Fortunate to survive an lbw review off his first delivery after opening partner Dwayne Smith fell to the second ball of the innings, Gayle batted with uncharacteristic patience in bringing up a 105-ball century.
However, his next hundred spanned only 33 deliveries - and his fourth fifty a mere 12 - as he and Samuels flayed 152 off the final 10 overs.
"It was a fantastic day from a personal point of view," said Gayle.
"When I got past 100, I knew I wanted it to be a double hundred, so I'm glad I got the chance to deliver it."

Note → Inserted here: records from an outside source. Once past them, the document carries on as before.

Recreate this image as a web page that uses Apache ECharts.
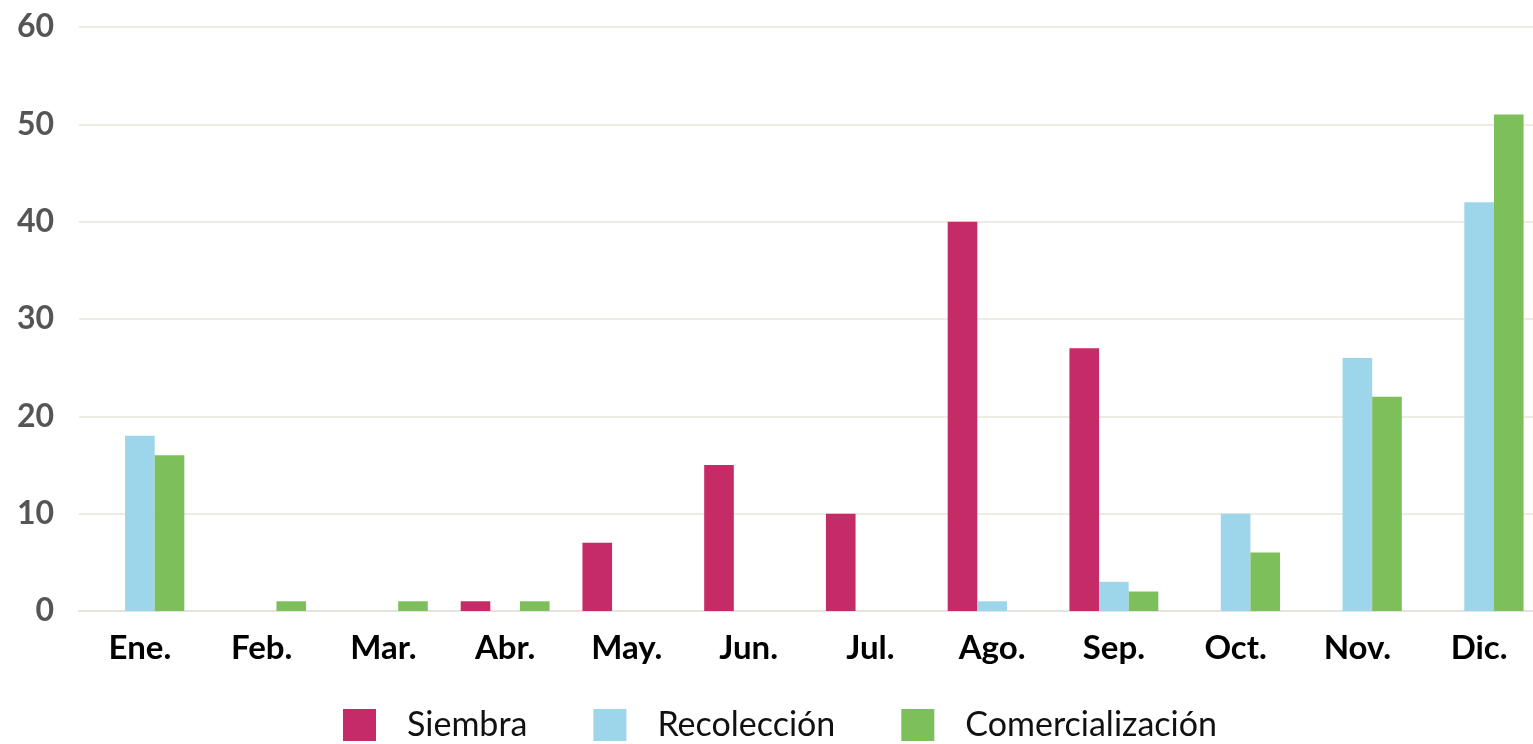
<!DOCTYPE html>
<html><head><meta charset="utf-8">
<script src="https://cdn.jsdelivr.net/npm/echarts@6/dist/echarts.min.js"></script>
<style>html,body{margin:0;padding:0;background:#fff;overflow:hidden}#c{width:1545px;height:744px}</style>
</head><body><div id="c"></div>
<script>
const categories = ['Ene.','Feb.','Mar.','Abr.','May.','Jun.','Jul.','Ago.','Sep.','Oct.','Nov.','Dic.'];
const siembra = [0,0,0,1,7,15,10,40,27,0,0,0];
const recoleccion = [18,0,0,0,0,0,0,1,3,10,26,42];
const comercializacion = [16,1,1,1,0,0,0,0,2,6,22,51];
const yTicks = [0,10,20,30,40,50,60];

const chart = echarts.init(document.getElementById('c'));
const bar = (name, data, color) => ({
  name, type:'bar', data, barGap:'0%', barCategoryGap:'27%',
  itemStyle:{color}, emphasis:{disabled:true}
});
chart.setOption({
  animation:false,
  textStyle:{fontFamily:'Lato'},
  grid:{left:79, top:27, bottom:133, width:1461},
  legend:{
    bottom:-3, left:338, itemWidth:33, itemHeight:32, itemGap:66,
    icon:'rect',
    textStyle:{fontSize:34, color:'#111', fontFamily:'Lato', padding:[0,0,0,26]},
    data:['Siembra','Recolección','Comercialización']
  },
  xAxis:{
    type:'category', data:categories,
    axisLine:{lineStyle:{color:'#e4e4de', width:2}},
    axisTick:{show:false},
    axisLabel:{fontSize:33, fontWeight:'bold', color:'#000', margin:21}
  },
  yAxis:{
    type:'value', min:yTicks[0], max:yTicks[yTicks.length-1], interval:10,
    axisLine:{show:false}, axisTick:{show:false},
    splitLine:{lineStyle:{color:'#ecece2', width:2}},
    axisLabel:{fontSize:32, fontWeight:'bold', color:'#555', margin:25}
  },
  series:[
    bar('Siembra', siembra, '#C42B67'),
    bar('Recolección', recoleccion, '#9DD6EA'),
    bar('Comercialización', comercializacion, '#7DBF5A')
  ]
});
</script></body></html>
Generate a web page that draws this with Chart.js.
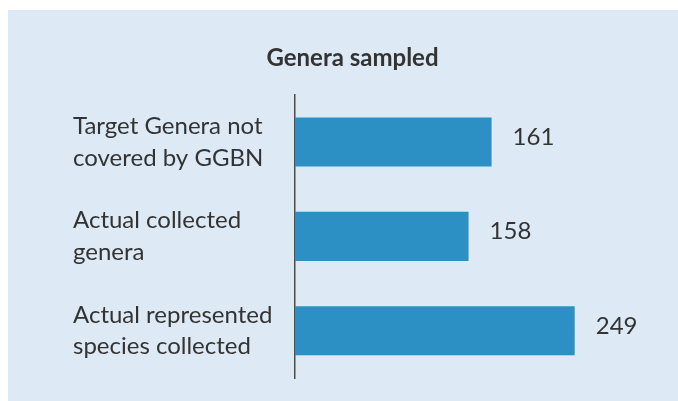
<!DOCTYPE html>
<html>
<head>
<meta charset="utf-8">
<script src="https://cdn.jsdelivr.net/npm/chart.js@4/dist/chart.umd.min.js"></script>
<style>
  html, body { margin: 0; padding: 0; background: #ffffff; }
  #wrap { width: 678px; height: 401px; position: relative; }
</style>
</head>
<body>
<div id="wrap"><canvas id="c" width="678" height="401"></canvas></div>
<script>
// Category labels (two lines each)
const categories = [
  ["Target Genera not", "covered by GGBN"],
  ["Actual collected", "genera"],
  ["Actual represented", "species collected"]
];
// Bar lengths (scaled so the last bar = 249)
const barValues = [175, 154.5, 249];
// Numbers printed next to each bar
const valueLabels = ["161", "158", "249"];
const chartTitle = "Genera sampled";

const FONT = "Lato, 'Open Sans', 'DejaVu Sans', sans-serif";
const TEXT = "#333333";

const panelBg = {
  id: 'panelBg',
  beforeDraw(chart) {
    const ctx = chart.ctx;
    ctx.save();
    ctx.fillStyle = '#dde9f5';
    ctx.fillRect(8, 10, chart.width - 8, chart.height - 10);
    ctx.restore();
  }
};

const valueLabelPlugin = {
  id: 'valueLabels',
  afterDatasetsDraw(chart) {
    const ctx = chart.ctx;
    const meta = chart.getDatasetMeta(0);
    ctx.save();
    ctx.fillStyle = TEXT;
    ctx.font = "24px " + FONT;
    ctx.textAlign = 'left';
    ctx.textBaseline = 'middle';
    meta.data.forEach((bar, i) => {
      ctx.fillText(valueLabels[i], bar.x + 21, bar.y - 5);
    });
    ctx.restore();
  }
};

new Chart(document.getElementById('c'), {
  type: 'bar',
  data: {
    labels: categories,
    datasets: [{
      data: barValues,
      backgroundColor: '#2c90c5',
      borderWidth: 0,
      barPercentage: 1,
      categoryPercentage: 0.52
    }]
  },
  options: {
    indexAxis: 'y',
    responsive: false,
    animation: false,
    layout: { padding: { top: 10, left: 73, right: 46, bottom: 23 } },
    plugins: {
      legend: { display: false },
      tooltip: { enabled: false },
      title: {
        display: true,
        text: chartTitle,
        color: TEXT,
        font: { family: FONT, size: 24, weight: 'bold', lineHeight: 1.2 },
        padding: { top: 34, bottom: 22 }
      }
    },
    scales: {
      x: {
        display: false,
        min: 0,
        max: 300
      },
      y: {
        grid: { display: false, drawTicks: false },
        border: { display: true, color: '#4d4d4d', width: 1.5 },
        ticks: {
          crossAlign: 'far',
          padding: 0,
          color: TEXT,
          font: { family: FONT, size: 24, lineHeight: 1.32 }
        },
        afterFit(scale) {
          scale.width = 222;
          scale.paddingTop = 0;
          scale.paddingBottom = 0;
        }
      }
    }
  },
  plugins: [panelBg, valueLabelPlugin]
});
</script>
</body>
</html>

Samuels's occasionally scratchy century went almost unnoticed as Gayle repeatedly cleared the boundary, swinging disdainfully over mid-wicket and driving powerfully straight.
He eventually fell off the last ball of the innings, having equalled the record of 16 sixes in an ODI innings shared by Rohit Sharma and AB de Villiers.
"Chris is an outstanding player," said West Indies captain Jason Holder. "It's great to have him back in form and hopefully he can carry it through the tournament."
Despite losing Regis Chakabva and Hamilton Masakadza inside the first five overs of their reply, Zimbabwe scored at almost seven runs an over.
The resourceful Williams was the chief architect of a chase that unravelled only after he top-edged a pull off Holder.
Part-time off-spinner Gayle bowled Ervine round his legs six overs later to reduce Zimbabwe to 226-6 and remove any doubt over the outcome of the contest.
He finished with 2-35 and capped a remarkable day with an exaggerated dive and roll after catching Elton Chigumbura at extra cover off Taylor.
Zimbabwe skipper Chigumbura said: "There is a lot of work to be done. We were unlucky with the Gayle lbw but he played a massive innings today and it made a big difference."